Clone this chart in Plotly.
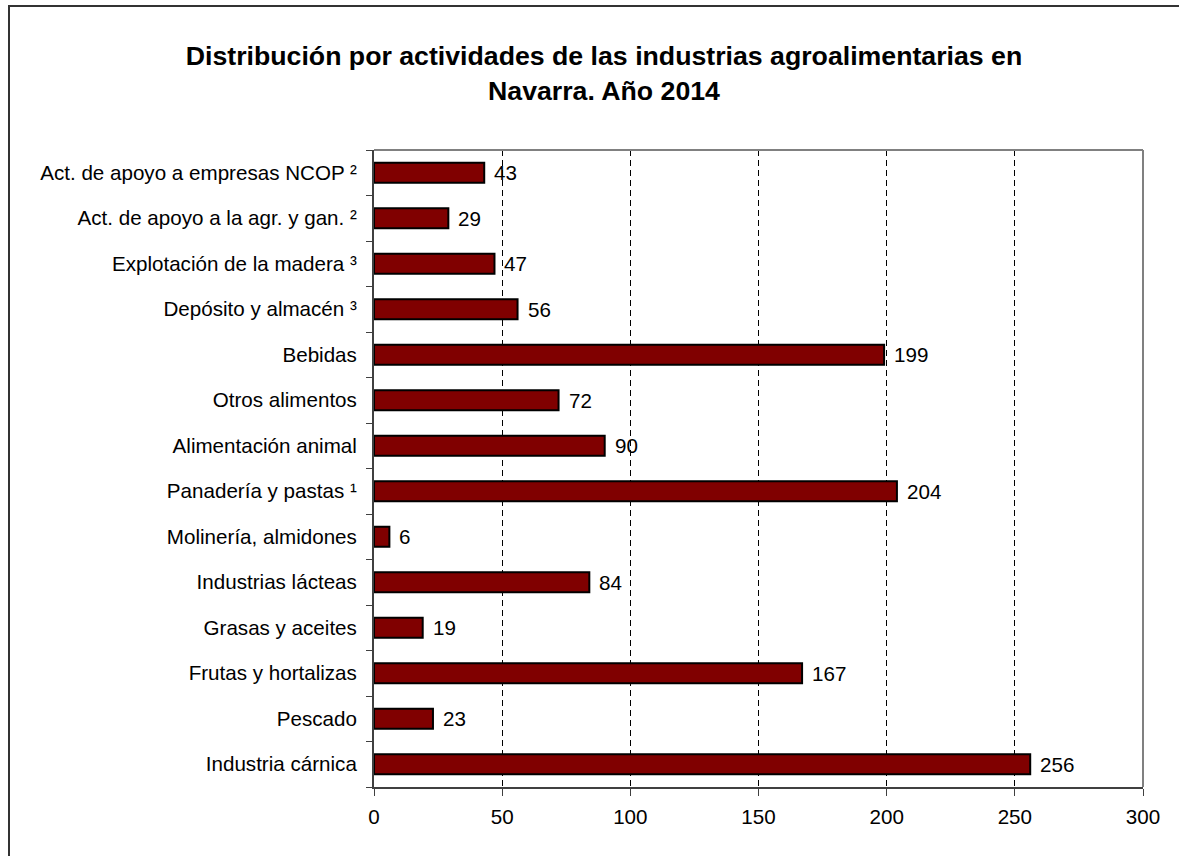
import plotly.graph_objects as go

categories = [
    "Industria cárnica",
    "Pescado",
    "Frutas y hortalizas",
    "Grasas y aceites",
    "Industrias lácteas",
    "Molinería, almidones",
    "Panadería y pastas ¹",
    "Alimentación animal",
    "Otros alimentos",
    "Bebidas",
    "Depósito y almacén ³",
    "Explotación de la madera ³",
    "Act. de apoyo a la agr. y gan. ²",
    "Act. de apoyo a empresas NCOP ²",
]
values = [256, 23, 167, 19, 84, 6, 204, 90, 72, 199, 56, 47, 29, 43]
x_ticks = [0, 50, 100, 150, 200, 250, 300]

title_text = ("Distribución por actividades de las industrias agroalimentarias en"
              "<br>Navarra. Año 2014")

FONT = "Liberation Sans, Arial, sans-serif"
TXT = 20.6

fig = go.Figure()
fig.add_trace(go.Bar(
    x=values,
    y=categories,
    orientation="h",
    marker=dict(color="#800000", line=dict(color="#000000", width=2)),
    showlegend=False,
    hoverinfo="x+y",
))

for v, c in zip(values, categories):
    fig.add_annotation(
        x=v, y=c, text=str(v), showarrow=False,
        xanchor="left", yanchor="middle", xshift=8,
        font=dict(family=FONT, size=TXT, color="#000000"),
    )

fig.update_layout(
    width=1179,
    height=856,
    paper_bgcolor="#ffffff",
    plot_bgcolor="#ffffff",
    margin=dict(l=374, r=36, t=150, b=69),
    bargap=0.56,
    title=dict(
        text=title_text,
        x=604 / 1179,
        xref="container",
        xanchor="center",
        y=1 - 65 / 856,
        yref="container",
        yanchor="top",
        font=dict(family=FONT, size=26.7, color="#000000", weight="bold"),
    ),
    font=dict(family=FONT, size=TXT, color="#000000"),
)

fig.update_xaxes(
    range=[0, 300],
    tickvals=x_ticks,
    ticktext=[str(t) for t in x_ticks],
    showgrid=True,
    gridcolor="#000000",
    gridwidth=1,
    griddash="6px,4px",
    zeroline=False,
    showline=True,
    linecolor="#404040",
    linewidth=2,
    ticks="outside",
    ticklen=7,
    tickcolor="#404040",
    tickwidth=1,
    tickfont=dict(family=FONT, size=TXT, color="#000000"),
    ticklabelstandoff=3,
    fixedrange=True,
)

fig.update_yaxes(
    categoryorder="array",
    categoryarray=categories,
    showgrid=False,
    zeroline=False,
    showline=True,
    linecolor="#404040",
    linewidth=2,
    ticks="outside",
    tickson="boundaries",
    ticklen=6,
    tickcolor="#404040",
    tickwidth=1,
    tickfont=dict(family=FONT, size=TXT, color="#000000"),
    ticklabelstandoff=11,
    fixedrange=True,
)

# Top and right plot-area borders (gray)
fig.add_shape(type="line", xref="x domain", yref="y domain",
              x0=0, x1=1, y0=1, y1=1, line=dict(color="#808080", width=2))
fig.add_shape(type="line", xref="x domain", yref="y domain",
              x0=1, x1=1, y0=0, y1=1, line=dict(color="#808080", width=2))

# Outer chart frame (extends past the right/bottom edges as in the reference)
fig.add_shape(type="rect", xref="paper", yref="paper",
              x0=(9 - 374) / 769, x1=(1200 - 374) / 769,
              y0=(787 - 880) / 637, y1=(787 - 6) / 637,
              line=dict(color="#333333", width=2), fillcolor="rgba(0,0,0,0)",
              layer="above")

fig.write_html(
    "out.html",
    config={"displayModeBar": False},
    post_script="document.body.style.margin='0px';document.body.style.overflow='hidden';",
)
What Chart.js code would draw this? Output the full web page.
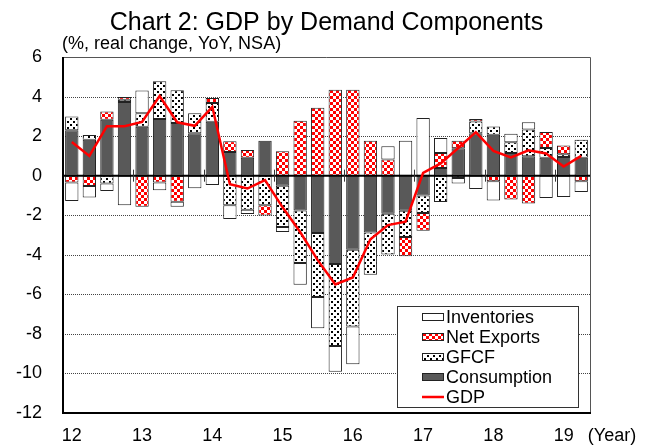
<!DOCTYPE html>
<html>
<head>
<meta charset="utf-8">
<script src="https://cdn.jsdelivr.net/npm/chart.js@4.4.1/dist/chart.umd.min.js"></script>
<style>
  html, body { margin: 0; padding: 0; background: #fff; }
  #wrap { width: 649px; height: 445px; }
</style>
</head>
<body>
<div id="wrap"><canvas id="gdpChart" width="649" height="445"></canvas></div>
<script>
// Quarterly contributions, % real change YoY (NSA)
const quarters = ['12Q1', '12Q2', '12Q3', '12Q4', '13Q1', '13Q2', '13Q3', '13Q4',
                  '14Q1', '14Q2', '14Q3', '14Q4', '15Q1', '15Q2', '15Q3', '15Q4',
                  '16Q1', '16Q2', '16Q3', '16Q4', '17Q1', '17Q2', '17Q3', '17Q4',
                  '18Q1', '18Q2', '18Q3', '18Q4', '19Q1', '19Q2'];
const yearLabels = ['12', '13', '14', '15', '16', '17', '18', '19'];

const consumption = [2.30, 1.81, 2.83, 3.72, 2.47, 2.86, 2.66, 2.15, 2.73, 1.20, 0.90, 1.76,
                     -0.51, -1.76, -2.90, -4.47, -3.75, -2.87, -1.93, -1.77, -1.00, 0.39, 1.39, 2.15,
                     2.07, 1.15, 0.98, 0.90, 0.95, 0.90];
const gfcf = [0.69, 0.24, -0.39, 0.12, 0.68, 1.91, 1.66, 1.00, 0.94, -1.50, -1.72, -1.50,
              -2.09, -2.66, -3.24, -4.14, -3.88, -2.14, -2.06, -1.33, -0.89, -1.33, -0.12, 0.59,
              0.42, 0.54, 1.35, 0.50, 0.13, 0.92];
const netExports = [-0.34, -0.52, 0.42, 0.14, -1.57, -0.34, -1.32, 0.00, 0.26, 0.54, 0.40, -0.51,
                    1.23, 2.78, 3.43, 4.35, 4.35, 1.77, 0.82, -0.98, -0.89, 0.76, 0.37, 0.12,
                    -0.28, -1.21, -1.41, 0.81, 0.45, -0.28];
const inventories = [-0.94, -0.58, -0.39, -1.49, 1.15, -0.40, -0.25, -0.64, -0.47, -0.69, -0.22, 0.00,
                     -0.25, -1.10, -1.57, -1.30, -1.91, 0.00, 0.67, 1.76, 2.92, 0.76, -0.28, -0.68,
                     -0.98, 0.43, 0.37, -1.13, -1.08, -0.55];
const gdp = [1.70, 1.00, 2.50, 2.50, 2.72, 4.03, 2.70, 2.52, 3.48, -0.43, -0.65, -0.22,
             -1.60, -2.85, -4.27, -5.50, -5.15, -3.22, -2.50, -2.33, 0.14, 0.62, 1.40, 2.20,
             1.25, 0.92, 1.28, 1.12, 0.46, 1.00];

const FONT = 'Arial, "Liberation Sans", sans-serif';
const GREY = '#595959';

function makePattern(size, draw) {
    const c = document.createElement('canvas');
    c.width = size;
    c.height = size;
    const g = c.getContext('2d');
    draw(g);
    return g.createPattern(c, 'repeat');
}

const checker = makePattern(6, (g) => {
    g.fillStyle = '#fff';
    g.fillRect(0, 0, 6, 6);
    g.fillStyle = '#ff0000';
    g.fillRect(0, 0, 3, 3);
    g.fillRect(3, 3, 3, 3);
});

const dots = makePattern(6, (g) => {
    g.fillStyle = '#fff';
    g.fillRect(0, 0, 6, 6);
    g.fillStyle = '#000';
    g.fillRect(1, 1, 2, 2);
    g.fillRect(4, 4, 2, 2);
});

const legendItems = [
    { text: 'Inventories', fill: '#fff' },
    { text: 'Net Exports', fill: checker },
    { text: 'GFCF', fill: dots },
    { text: 'Consumption', fill: GREY },
    { text: 'GDP', line: '#ff0000' }
];

const decor = {
    id: 'decor',
    beforeDatasetsDraw(chart) {
        const { ctx, chartArea: a, scales: { y } } = chart;
        ctx.save();
        ctx.strokeStyle = '#444';
        ctx.lineWidth = 1;
        ctx.setLineDash([1, 1]);
        y.ticks.forEach((t) => {
            if (t.value === 0 || t.value === y.min || t.value === y.max) return;
            const py = Math.round(y.getPixelForValue(t.value)) + 0.5;
            ctx.beginPath();
            ctx.moveTo(a.left, py);
            ctx.lineTo(a.right, py);
            ctx.stroke();
        });
        ctx.restore();
    },
    beforeDatasetDraw(chart, args) {
        if (args.index !== 4) return;
        const { ctx, chartArea: a, scales: { x, y } } = chart;
        const y0 = y.getPixelForValue(0);
        ctx.save();
        ctx.strokeStyle = '#000';
        ctx.lineWidth = 2;
        ctx.beginPath();
        ctx.moveTo(a.left, y0);
        ctx.lineTo(a.right, y0);
        ctx.stroke();
        ctx.lineWidth = 1;
        ctx.strokeStyle = '#333';
        for (let i = 4; i < quarters.length; i += 4) {
            const px = Math.round((x.getPixelForValue(i - 1) + x.getPixelForValue(i)) / 2) + 0.5;
            ctx.beginPath();
            ctx.moveTo(px, y0 - 6);
            ctx.lineTo(px, y0 + 6);
            ctx.stroke();
        }
        ctx.restore();
    },
    afterDraw(chart) {
        const { ctx, chartArea: a } = chart;
        ctx.save();

        // plot frame
        ctx.strokeStyle = '#555';
        ctx.lineWidth = 1;
        ctx.beginPath();
        ctx.moveTo(a.left, a.top + 0.5);
        ctx.lineTo(a.right + 0.5, a.top + 0.5);
        ctx.lineTo(a.right + 0.5, a.bottom);
        ctx.stroke();
        ctx.strokeStyle = '#000';
        ctx.lineWidth = 2;
        ctx.beginPath();
        ctx.moveTo(a.left, a.top);
        ctx.lineTo(a.left, a.bottom);
        ctx.lineTo(a.right + 1, a.bottom);
        ctx.stroke();

        // titles
        ctx.fillStyle = '#000';
        ctx.textBaseline = 'alphabetic';
        ctx.textAlign = 'center';
        ctx.font = '25px ' + FONT;
        ctx.fillText('Chart 2: GDP by Demand Components', 326.5, 30);
        ctx.textAlign = 'left';
        ctx.font = '18px ' + FONT;
        ctx.fillText('(%, real change, YoY, NSA)', 62, 49);
        ctx.textAlign = 'center';
        ctx.textBaseline = 'middle';
        ctx.fillText('(Year)', 612, 436);

        // legend box
        ctx.fillStyle = '#fff';
        ctx.fillRect(397.5, 306.5, 181, 101);
        ctx.strokeStyle = '#333';
        ctx.lineWidth = 1;
        ctx.strokeRect(397.5, 306.5, 181, 101);
        ctx.textAlign = 'left';
        ctx.font = '18px ' + FONT;
        legendItems.forEach((item, i) => {
            const cy = 317 + i * 20;
            if (item.line) {
                ctx.strokeStyle = item.line;
                ctx.lineWidth = 2.5;
                ctx.beginPath();
                ctx.moveTo(422, cy);
                ctx.lineTo(444, cy);
                ctx.stroke();
            } else {
                ctx.fillStyle = item.fill;
                ctx.fillRect(422.5, cy - 3.5, 21, 7);
                ctx.strokeStyle = '#222';
                ctx.lineWidth = 1;
                ctx.strokeRect(422.5, cy - 3.5, 21, 7);
            }
            ctx.fillStyle = '#000';
            ctx.fillText(item.text, 446, cy + 1);
        });
        ctx.restore();
    }
};

function barSet(label, data, fill) {
    return {
        type: 'bar',
        label: label,
        data: data,
        backgroundColor: fill,
        borderColor: '#222',
        borderWidth: 1,
        borderSkipped: false,
        stack: 'bars',
        order: 1,
        barPercentage: 0.76,
        categoryPercentage: 1.0
    };
}

new Chart(document.getElementById('gdpChart'), {
    data: {
        labels: quarters,
        datasets: [
            barSet('Consumption', consumption, GREY),
            barSet('GFCF', gfcf, dots),
            barSet('Net Exports', netExports, checker),
            barSet('Inventories', inventories, '#fff'),
            {
                type: 'line',
                label: 'GDP',
                data: gdp,
                borderColor: '#ff0000',
                borderWidth: 2.5,
                pointRadius: 0,
                tension: 0,
                fill: false,
                stack: 'gdp',
                order: 0
            }
        ]
    },
    options: {
        responsive: false,
        animation: false,
        layout: { padding: { left: 0, right: 59, top: 57, bottom: 0 } },
        plugins: {
            legend: { display: false },
            title: { display: false },
            tooltip: { enabled: false }
        },
        scales: {
            x: {
                stacked: true,
                grid: { display: false, drawTicks: false },
                border: { display: false },
                ticks: {
                    autoSkip: false,
                    maxRotation: 0,
                    padding: 12,
                    color: '#000',
                    font: { family: FONT, size: 18 },
                    callback: (value, i) => (i % 4 === 0 ? yearLabels[i / 4] : '')
                },
                afterFit: (scale) => { scale.height = 32; }
            },
            y: {
                stacked: true,
                min: -12,
                max: 6,
                grid: { display: false, drawTicks: false },
                border: { display: false },
                ticks: {
                    stepSize: 2,
                    padding: 21,
                    color: '#000',
                    font: { family: FONT, size: 18 }
                },
                afterFit: (scale) => { scale.width = 63; }
            }
        }
    },
    plugins: [decor]
});
</script>
</body>
</html>
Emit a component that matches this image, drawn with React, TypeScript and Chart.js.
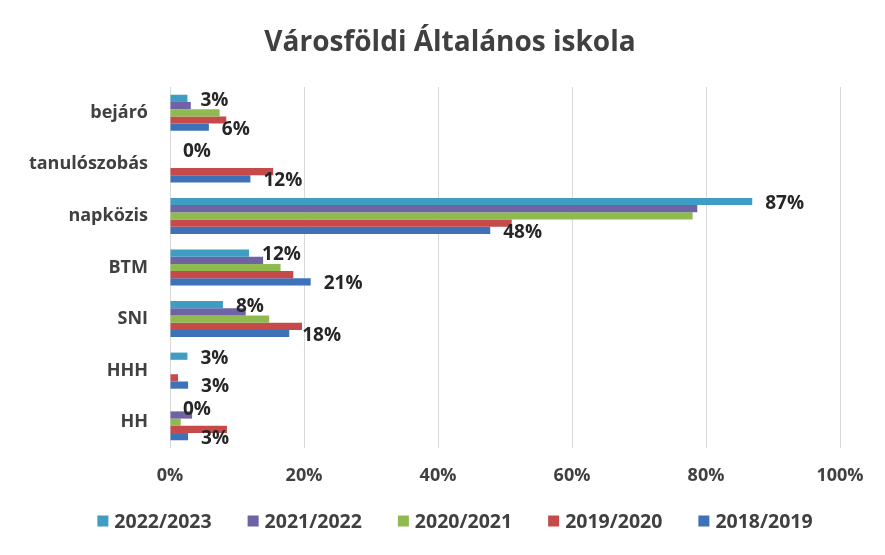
import React, { useEffect, useRef } from "react";
import { Chart, registerables } from "chart.js";

Chart.register(...registerables);

const categories = ["bejáró", "tanulószobás", "napközis", "BTM", "SNI", "HHH", "HH"];
const seriesNames = ["2022/2023", "2021/2022", "2020/2021", "2019/2020", "2018/2019"];
const colors = ["#3f9cc2", "#6f63a6", "#8fba4f", "#c64a4a", "#3d72b8"];

const v2022 = [2.6, 0, 86.9, 11.8, 7.9, 2.6, 0];
const v2021 = [3.1, 0, 78.7, 13.9, 11.3, 0, 3.3];
const v2020 = [7.4, 0, 78.0, 16.5, 14.8, 0, 1.6];
const v2019 = [8.4, 15.4, 51.0, 18.4, 19.7, 1.2, 8.5];
const v2018 = [5.8, 12.0, 47.8, 21.0, 17.8, 2.7, 2.7];

const seriesValues = [v2022, v2021, v2020, v2019, v2018];
const labeledSeries = [0, 4];
const xTicks = [0, 20, 40, 60, 80, 100];
const titleText = "Városföldi Általános iskola";

const FONT = "'Open Sans', 'Liberation Sans', sans-serif";
const TEXT = "#404040";

const labelPlugin = {
  id: "endLabels",
  afterDatasetsDraw(chart: any) {
    const ctx = chart.ctx;
    ctx.save();
    ctx.font = `bold 19px ${FONT}`;
    ctx.fillStyle = "#262626";
    ctx.textAlign = "left";
    ctx.textBaseline = "middle";
    labeledSeries.forEach((di) => {
      const meta = chart.getDatasetMeta(di);
      meta.data.forEach((bar: any, i: number) => {
        const val = seriesValues[di][i];
        ctx.fillText(Math.round(val) + "%", bar.x + 13, bar.y + 2);
      });
    });
    ctx.restore();
  },
};

const titleLegendPlugin = {
  id: "titleLegend",
  afterDraw(chart: any) {
    const ctx = chart.ctx;
    ctx.save();
    ctx.font = `bold 28px ${FONT}`;
    ctx.fillStyle = TEXT;
    ctx.textAlign = "center";
    ctx.textBaseline = "middle";
    ctx.fillText(titleText, 450, 43);
    ctx.font = `bold 19.5px ${FONT}`;
    const box = 11;
    const gap = 6;
    const spacing = 36;
    const widths = seriesNames.map((n) => box + gap + ctx.measureText(n).width);
    const total = widths.reduce((a, b) => a + b, 0) + spacing * (seriesNames.length - 1);
    let x = 455 - total / 2;
    const y = 521;
    ctx.textAlign = "left";
    seriesNames.forEach((n, i) => {
      ctx.fillStyle = colors[i];
      ctx.fillRect(x, y - box / 2, box, box);
      ctx.fillStyle = TEXT;
      ctx.fillText(n, x + box + gap, y + 1);
      x += widths[i] + spacing;
    });
    ctx.restore();
  },
};

export default function App() {
  const ref = useRef<HTMLCanvasElement>(null);
  useEffect(() => {
    document.body.style.margin = "0";
    const chart = new Chart(ref.current!, {
      type: "bar",
      data: {
        labels: categories,
        datasets: seriesNames.map((name, i) => ({
          label: name,
          data: seriesValues[i],
          backgroundColor: colors[i],
          borderWidth: 0,
          categoryPercentage: 0.7,
          barPercentage: 1.0,
        })),
      },
      options: {
        indexAxis: "y",
        animation: false,
        responsive: false,
        layout: { padding: { left: 0, right: 45, top: 87, bottom: 52 } },
        plugins: {
          title: { display: false },
          legend: { display: false },
          tooltip: { enabled: false },
        },
        scales: {
          x: {
            min: 0,
            max: 100,
            afterBuildTicks: (s: any) => {
              s.ticks = xTicks.map((v) => ({ value: v }));
            },
            afterFit: (s: any) => {
              s.height = 55;
            },
            ticks: {
              color: TEXT,
              font: { family: FONT, size: 18, weight: "bold" },
              padding: 17,
              callback: (v: any) => v + "%",
            },
            grid: { color: "#d9d9d9", drawTicks: false },
            border: { display: false },
          },
          y: {
            afterFit: (s: any) => {
              s.width = 170;
            },
            ticks: {
              color: TEXT,
              font: { family: FONT, size: 18, weight: "bold" },
              padding: 22,
            },
            grid: { display: false, drawTicks: false },
            border: { display: false },
          },
        },
      },
      plugins: [labelPlugin, titleLegendPlugin],
    });
    return () => chart.destroy();
  }, []);
  return <canvas ref={ref} width={885} height={555} style={{ display: "block" }} />;
}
---------------
- _Prompt_: Your task is to restate word for word the lines from the top of the data to the line containing "import plotly.graph_objects as go", both ends included, with every picture left out.

- _Exercise output_:
Clone this chart in Plotly.
import plotly.graph_objects as go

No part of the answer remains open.